Today is a good day.
Four hours later . . .
I sat on my bed at home, pouring over unpaid medical bills, worried about raising Mercy House’s budget another year, angry with a situation out of my control and before I knew it, I was crying into my pillow, “Jesus come back so I don’t have to deal with any of this any more . . .”
Today is rough.
Y’all. These are actual thoughts inside my head on the same day.
And if I hadn’t been having such a pity party, I would have laughed at my extremes.
Fearless and afraid. Full of faith and completely lacking it. Daring to dream and also wishing I’d never gotten out of bed. It’s not pretty, but it’s the truth. This is me. I’m the leader with a limp. I’m the unlikely, introverted mom who started a non-profit and who still doubts a miracle working Savior.
One minute I feel like I’m just getting started on this journey with God and I’m full of audacious plans and the next minute I’m angry at Him for getting me into this mess. Too honest? Yeah, sorry.
More often than not, my days turn out to be two-step-forward-one-step-backwards ones. This has been my journey. In some ways, you could say I’m balanced–half sane, half crazy; half brave, half afraid, half certain, half unsure.

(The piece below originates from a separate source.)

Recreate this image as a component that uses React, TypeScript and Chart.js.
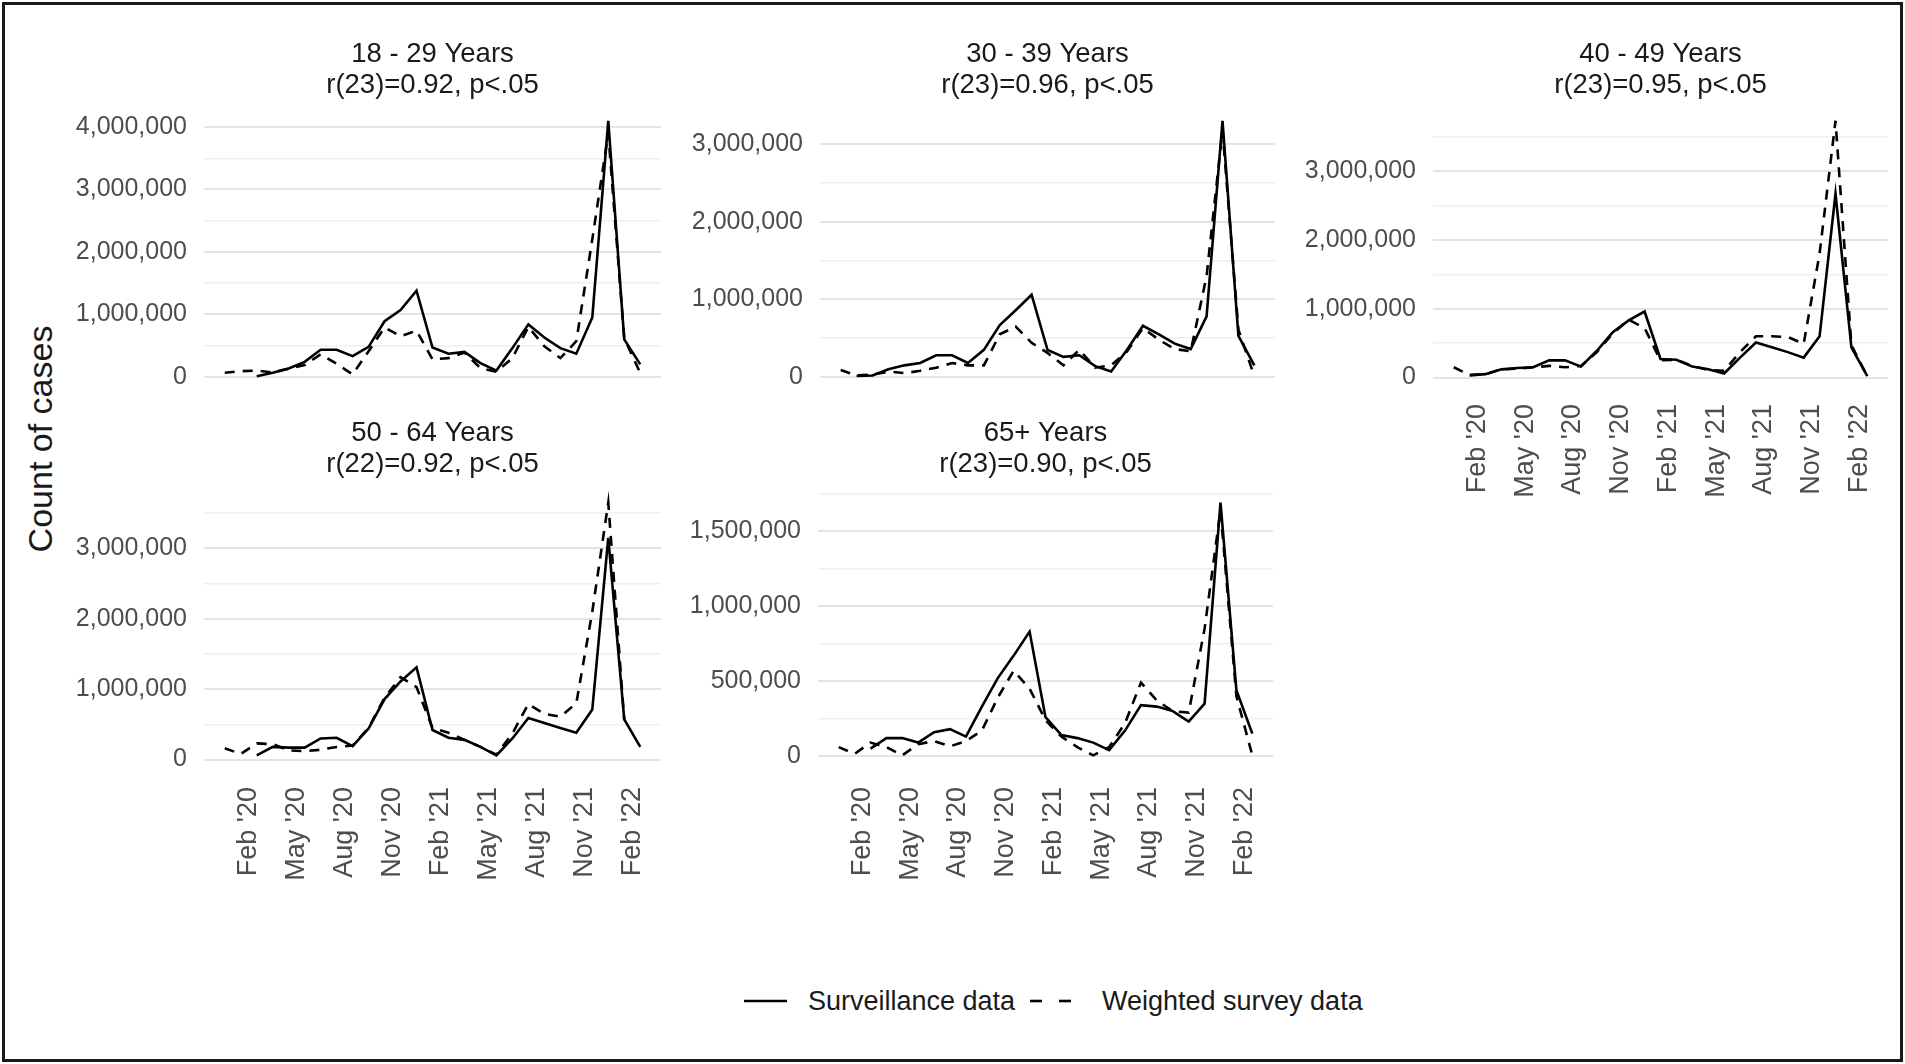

When I look behind me, it’s kind of a wild trail of self-doubt and surrender; willfulness and obedience. It’s definitely not pretty, but if you look close, you can trace the progress. Even with all the crazy switchbacks and backtracking, we are getting somewhere. Growth isn’t always linear.
So, tonight I had a good cry, felt a bit sorry for myself and cursed the mountains still looming over me and then I dried my tears and I gave myself this pep talk–maybe you need to hear it, too:
Pull it together, girl.
Enjoy the steps forward -revel in them for a minute. You worked hard. You did good.
Give yourself a moment to cry over today’s setback, go ahead, lick your wounds–
but don’t let it turn into tomorrow’s fear.
Now, do the math: two minus one is still one. That’s something.
Plus, it’s all in the way you look at it. Two steps forward and one step back isn’t failure, it’s a cha cha.
Your missteps might just encourage someone else.
So, just hush and dance.
Sometimes turning those two-step-forward-one-step-backward days into a dance is just a matter of perspective.